T max of phases is in general not the issue. The phase may bleed off, but the column surface should still be inert. Many columns can be heated to much higher temperatures, as long as the deactivation stands. You only pay in life time (and bleed).
There is a bigger concern at higher temperatures and that is development of reactivity. For those interested, we did a study on the activity of FID flame tip and it was amazing how active FID liners can be.
http://www.sepscience.com/emails/sepsci1211eu.pdf
Question is: how is this activity developed? Not very strange if systems are opened at high temp and there is direct contact with air and metal surfaces.
Note this can also happen inside the column, for instance if a water peak elute in a 300C FID, what will happen to the phase? Probably hydrolysis, but we won't see it because adsorption at 300C will not show itself, until we get an extreme situation like in the flame tip. For sensitive components at low levels this should be a concern.
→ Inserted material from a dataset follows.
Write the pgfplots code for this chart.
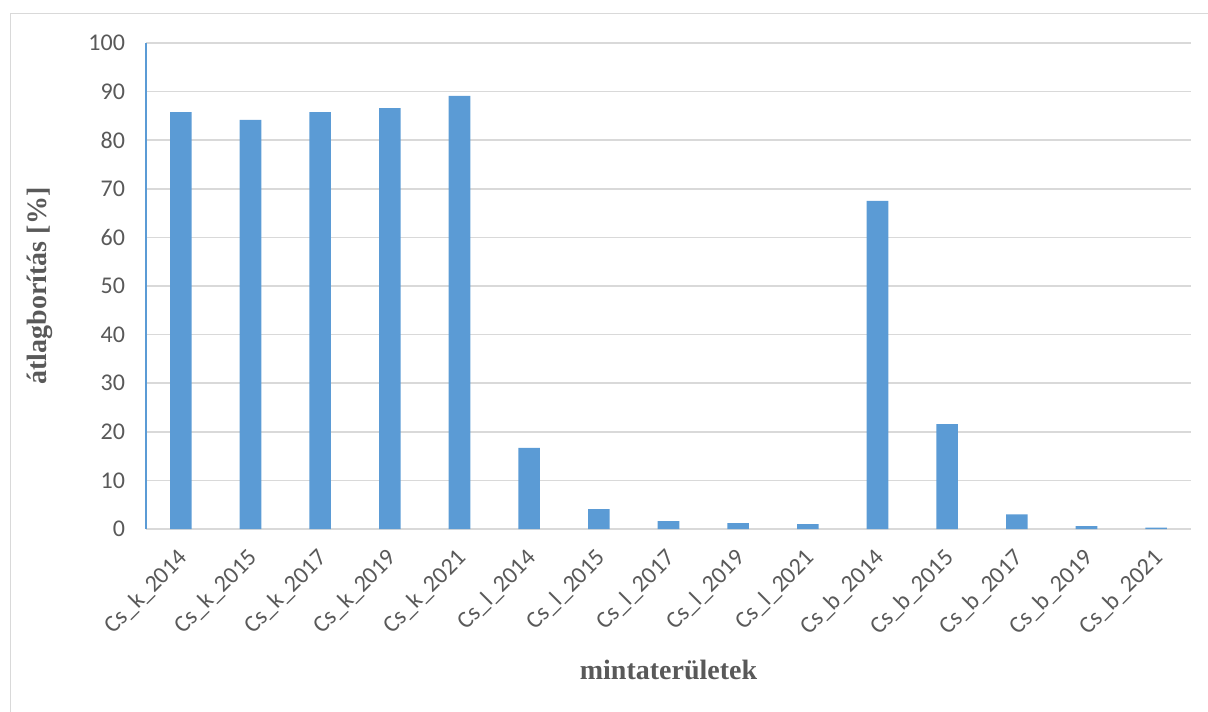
\documentclass[border=0pt]{standalone}
\usepackage{fontspec}
\setmainfont{Carlito}
\newfontfamily\labelfont{Liberation Serif}
\usepackage{pgfplots}
\pgfplotsset{compat=1.18}

\definecolor{barblue}{HTML}{5B9BD5}
\definecolor{gridgray}{HTML}{D9D9D9}
\definecolor{txtgray}{HTML}{595959}

\begin{document}
\begin{tikzpicture}
\begin{axis}[
    scale only axis,
    width=522.5pt, height=243pt,
    ybar, bar width=10.8pt,
    xmin=-0.5, xmax=14.5,
    ymin=0, ymax=100,
    ytick={0,10,...,100},
    xtick={0,...,14},
    xticklabels={Cs\_k\_2014,Cs\_k\_2015,Cs\_k\_2017,Cs\_k\_2019,Cs\_k\_2021,
                 Cs\_l\_2014,Cs\_l\_2015,Cs\_l\_2017,Cs\_l\_2019,Cs\_l\_2021,
                 Cs\_b\_2014,Cs\_b\_2015,Cs\_b\_2017,Cs\_b\_2019,Cs\_b\_2021},
    major tick length=0pt,
    axis lines*=left,
    x axis line style={draw=gridgray, line width=0.75pt},
    y axis line style={draw=barblue, line width=0.75pt},
    ymajorgrids,
    grid style={draw=gridgray, line width=0.75pt},
    /pgf/number format/assume math mode=true,
    tick label style={font=\fontsize{12}{14}\selectfont, text=txtgray},
    yticklabel style={xshift=-7pt},
    xticklabel style={rotate=45, anchor=north east, inner sep=0pt, xshift=-7.8pt, yshift=-4.95pt},
    xlabel={\labelfont\bfseries mintaterületek},
    ylabel={\labelfont\bfseries átlagborítás [\%]},
    label style={font=\fontsize{14}{16}\selectfont, text=txtgray},
    xlabel style={at={(axis description cs:0.5,0)}, anchor=center, yshift=-70.5pt},
    ylabel style={at={(axis description cs:0,0.5)}, anchor=center, yshift=53pt},
]
\addplot[fill=barblue, draw=none] coordinates {
    (0,85.8) (1,84.2) (2,85.8) (3,86.6) (4,89.1)
    (5,16.7) (6,4.1) (7,1.6) (8,1.2) (9,1.0)
    (10,67.5) (11,21.6) (12,3.0) (13,0.6) (14,0.3)
};
\coordinate (O) at (rel axis cs:0,0);
\end{axis}
\draw[gridgray, line width=0.75pt] ([shift={(-67.75pt,-120pt)}]O) -- ([shift={(-67.75pt,257.75pt)}]O) -- ([shift={(560pt,257.75pt)}]O);
\pgfresetboundingbox
\useasboundingbox ([shift={(-73pt,-91pt)}]O) rectangle ([shift={(531pt,264.5pt)}]O);
\end{tikzpicture}
\end{document}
At the injection side: If phase is stripped from first 5 cm, there is a good chance it will be partly deposited below the injection port. I have seen this many times with TCEP. The challenge is, when phase is accumulating in the first part of the column, you get a "phase-droplet" which reduces efficiency immediate 50-80%. In wax columns you see this oft an appearance of droplets via dark spots on the inlet side. Cutting off a section fully restores the column efficiency, but it can happen again. a short guard column, PDMS deactivated solves that issue.